---- Stored data
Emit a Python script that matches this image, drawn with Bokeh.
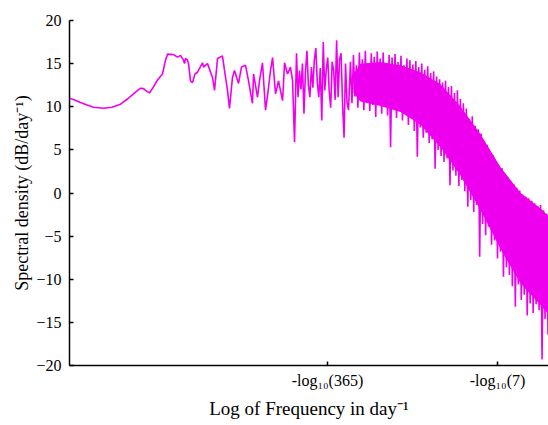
from bokeh.plotting import figure
from bokeh.models import Range1d, FixedTicker
from bokeh.embed import file_html
from bokeh.resources import INLINE

# ---- data ----
# log10 of frequency (day^-1) and spectral density (dB/day^-1)
smooth_logf = [-5.168, -5.110, -5.057, -4.990, -4.926, -4.825, -4.740, -4.653, -4.582, -4.522,
               -4.451, -4.420, -4.400, -4.360, -4.320, -4.279, -4.229, -4.198, -4.178, -4.117,
               -4.077, -4.047, -4.016, -4.006, -3.996, -3.976, -3.966, -3.946, -3.926, -3.900,
               -3.875]
smooth_db = [11.0, 10.75, 10.5, 10.2, 9.95, 9.83, 9.95, 10.3, 10.9, 11.5,
             12.15, 12.1, 11.9, 11.6, 12.3, 13.1, 13.8, 15.4, 16.1, 16.05,
             15.75, 15.95, 15.4, 15.0, 15.6, 15.4, 15.0, 13.0, 12.8, 13.8,
             14.0]

mid_logf = [-3.825, -3.814, -3.774, -3.724, -3.703, -3.673, -3.623, -3.602, -3.572, -3.552,
            -3.522, -3.501, -3.461, -3.431, -3.390, -3.360, -3.320, -3.309, -3.269, -3.249,
            -3.219, -3.188, -3.158, -3.138, -3.117, -3.087, -3.057, -3.016, -2.996, -2.966,
            -2.936, -2.915, -2.895, -2.875]
mid_db = [15.1, 14.6, 15.0, 13.4, 11.9, 15.6, 15.9, 14.2, 11.9, 9.8,
          13.4, 14.2, 12.7, 14.6, 14.8, 13.0, 10.4, 13.8, 11.1, 13.0,
          15.1, 9.6, 12.2, 14.2, 15.7, 11.5, 13.0, 10.7, 15.1, 13.8,
          14.6, 13.0, 5.9, 16.2]

busy_logf = [-2.860, -2.845, -2.830, -2.815, -2.800, -2.785, -2.770, -2.755, -2.740, -2.725,
             -2.710, -2.695, -2.680, -2.665, -2.650, -2.635, -2.620, -2.605, -2.590, -2.575,
             -2.560, -2.545, -2.530, -2.515, -2.500, -2.485, -2.470, -2.455, -2.440, -2.425,
             -2.410, -2.395, -2.380, -2.365, -2.350]
busy_db = [11.1, 14.2, 12.0, 15.0, 9.2, 14.0, 16.5, 12.5, 11.1, 14.6,
           12.2, 15.4, 16.8, 12.8, 11.1, 14.5, 8.4, 17.5, 11.9, 14.3,
           15.7, 11.8, 9.9, 15.2, 14.2, 10.8, 17.7, 11.1, 15.5, 16.2,
           10.3, 6.4, 15.0, 10.5, 9.6]

dense_logf = [-2.330, -2.315, -2.300, -2.285, -2.270, -2.255, -2.240, -2.225, -2.210, -2.195,
              -2.180, -2.165, -2.150, -2.135, -2.120, -2.105, -2.090, -2.075, -2.060, -2.045,
              -2.030, -2.015, -2.000, -1.985, -1.970, -1.955, -1.940, -1.925, -1.910, -1.895,
              -1.880, -1.865, -1.850, -1.835, -1.820, -1.805, -1.790, -1.775, -1.760, -1.745,
              -1.730, -1.715, -1.700, -1.685, -1.670, -1.655, -1.640, -1.625, -1.610, -1.595,
              -1.580, -1.565, -1.550, -1.535, -1.520, -1.505, -1.490, -1.475, -1.460, -1.445,
              -1.430, -1.415, -1.400, -1.385, -1.370, -1.355, -1.340, -1.325, -1.310, -1.295,
              -1.280, -1.265, -1.250, -1.235, -1.220, -1.205, -1.190, -1.175, -1.160, -1.145,
              -1.130, -1.115, -1.100, -1.085, -1.070, -1.055, -1.040, -1.025, -1.010, -0.995,
              -0.980, -0.965, -0.950, -0.935, -0.920, -0.905, -0.890, -0.875, -0.860, -0.845,
              -0.830, -0.815, -0.800, -0.785, -0.770, -0.755, -0.740, -0.725, -0.710, -0.695,
              -0.680, -0.665, -0.650, -0.635, -0.620, -0.605, -0.590, -0.575, -0.560, -0.545,
              -0.530, -0.515, -0.500, -0.485, -0.470, -0.455, -0.440, -0.425, -0.410, -0.395,
              -0.380, -0.365, -0.350, -0.335]
dense_db = [15.2, 10.4, 16.0, 11.2, 14.8, 9.9, 16.3, 10.8, 15.5, 9.6,
            16.5, 11.0, 15.0, 9.5, 16.2, 10.2, 15.8, 8.8, 16.4, 10.5,
            15.6, 9.2, 16.3, 10.8, 14.9, 9.0, 16.0, 5.3, 15.7, 9.8,
            16.1, 8.7, 15.2, 10.0, 15.9, 8.4, 14.8, 9.2, 15.6, 7.9,
            15.4, 8.8, 14.9, 7.2, 15.3, 4.2, 14.6, 7.6, 15.0, 6.4,
            14.3, 7.0, 14.7, 5.8, 13.9, 6.2, 14.1, 2.8, 13.5, 5.0,
            13.2, 4.3, 12.8, 3.6, 13.0, 4.0, 12.3, 0.9, 12.4, 2.6,
            11.6, 2.0, 11.9, 0.8, 10.9, 1.5, 10.4, 0.2, 9.8, -1.6,
            8.6, -0.8, 8.9, -2.2, 7.8, -1.4, 7.4, -7.4, 6.9, -3.6,
            6.0, -4.9, 5.6, -3.9, 4.8, -6.0, 4.4, -5.5, 3.6, -7.6,
            3.2, -6.8, 2.9, -9.7, 2.2, -8.6, 1.8, -9.5, 1.3, -10.8,
            1.0, -13.2, 0.6, -10.6, 0.3, -12.4, -0.2, -11.8, -0.4, -14.2,
            -0.6, -12.8, -0.9, -13.9, -1.2, -12.9, -1.5, -13.6, -1.4, -19.3,
            -2.0, -14.6, -2.4, -16.4]

# solid core of the dense high-frequency band (where the trace fills completely)
core_logf = [-2.300, -2.229, -2.027, -1.825, -1.623, -1.420, -1.218, -1.016, -0.814, -0.612, -0.410, -0.335]
core_top_db = [13.8, 15.0, 15.2, 14.8, 14.0, 12.6, 10.0, 6.8, 3.0, 0.0, -1.8, -2.6]
core_bottom_db = [11.6, 10.6, 10.1, 9.4, 7.9, 5.3, 2.0, -2.0, -6.5, -10.5, -13.0, -14.0]

x_tick_values = [-2.5623, -0.8451]          # -log10(365), -log10(7)
x_tick_labels = ["-log\u2081\u2080(365)", "-log\u2081\u2080(7)"]
y_ticks = [-20, -15, -10, -5, 0, 5, 10, 15, 20]

logf = smooth_logf + mid_logf + busy_logf + dense_logf
db = smooth_db + mid_db + busy_db + dense_db

FONT = "Liberation Serif"
COLOR = "#EE00EE"

p = figure(width=548, height=425, output_backend="svg", toolbar_location=None,
           x_range=Range1d(-5.168, -0.330), y_range=Range1d(-20, 20),
           min_border_left=69, min_border_right=0, min_border_top=20, min_border_bottom=60)
p.outline_line_color = None
p.grid.visible = False
p.background_fill_color = "white"

p.varea(x=core_logf, y1=core_bottom_db, y2=core_top_db, fill_color=COLOR, fill_alpha=1.0)
p.line(logf, db, line_color=COLOR, line_width=1.6)

p.xaxis.ticker = FixedTicker(ticks=x_tick_values)
p.xaxis.major_label_overrides = {v: l for v, l in zip(x_tick_values, x_tick_labels)}
p.yaxis.ticker = FixedTicker(ticks=y_ticks)

for ax in (p.xaxis[0], p.yaxis[0]):
    ax.axis_line_color = "black"
    ax.axis_line_width = 1.5
    ax.major_tick_in = 4
    ax.major_tick_out = 0
    ax.major_tick_line_width = 1.5
    ax.minor_tick_line_color = None
    ax.major_label_text_font = FONT
    ax.major_label_text_font_size = "16px"
    ax.major_label_text_color = "black"
    ax.axis_label_text_font = FONT
    ax.axis_label_text_font_style = "normal"
    ax.axis_label_text_color = "black"

p.xaxis.axis_label_text_font_size = "19px"
p.yaxis.axis_label_text_font_size = "18px"
p.xaxis.axis_label = "Log of Frequency in day\u207b\u00b9"
p.yaxis.axis_label = "Spectral density (dB/day\u207b\u00b9)"
p.xaxis.major_label_standoff = 6
p.yaxis.major_label_standoff = 8
p.xaxis.axis_label_standoff = 6
p.yaxis.axis_label_standoff = 1

open("out.html", "w").write(file_html(p, INLINE))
--------
● What the task requires
Starting at the top of the listing above, please restate word for word each line up to and including the one that holds "14.6, 13.0, 5.9, 16.2]", omitting every image.

● Response to this task
Emit a Python script that matches this image, drawn with Bokeh.
from bokeh.plotting import figure
from bokeh.models import Range1d, FixedTicker
from bokeh.embed import file_html
from bokeh.resources import INLINE

# ---- data ----
# log10 of frequency (day^-1) and spectral density (dB/day^-1)
smooth_logf = [-5.168, -5.110, -5.057, -4.990, -4.926, -4.825, -4.740, -4.653, -4.582, -4.522,
               -4.451, -4.420, -4.400, -4.360, -4.320, -4.279, -4.229, -4.198, -4.178, -4.117,
               -4.077, -4.047, -4.016, -4.006, -3.996, -3.976, -3.966, -3.946, -3.926, -3.900,
               -3.875]
smooth_db = [11.0, 10.75, 10.5, 10.2, 9.95, 9.83, 9.95, 10.3, 10.9, 11.5,
             12.15, 12.1, 11.9, 11.6, 12.3, 13.1, 13.8, 15.4, 16.1, 16.05,
             15.75, 15.95, 15.4, 15.0, 15.6, 15.4, 15.0, 13.0, 12.8, 13.8,
             14.0]

mid_logf = [-3.825, -3.814, -3.774, -3.724, -3.703, -3.673, -3.623, -3.602, -3.572, -3.552,
            -3.522, -3.501, -3.461, -3.431, -3.390, -3.360, -3.320, -3.309, -3.269, -3.249,
            -3.219, -3.188, -3.158, -3.138, -3.117, -3.087, -3.057, -3.016, -2.996, -2.966,
            -2.936, -2.915, -2.895, -2.875]
mid_db = [15.1, 14.6, 15.0, 13.4, 11.9, 15.6, 15.9, 14.2, 11.9, 9.8,
          13.4, 14.2, 12.7, 14.6, 14.8, 13.0, 10.4, 13.8, 11.1, 13.0,
          15.1, 9.6, 12.2, 14.2, 15.7, 11.5, 13.0, 10.7, 15.1, 13.8,
          14.6, 13.0, 5.9, 16.2]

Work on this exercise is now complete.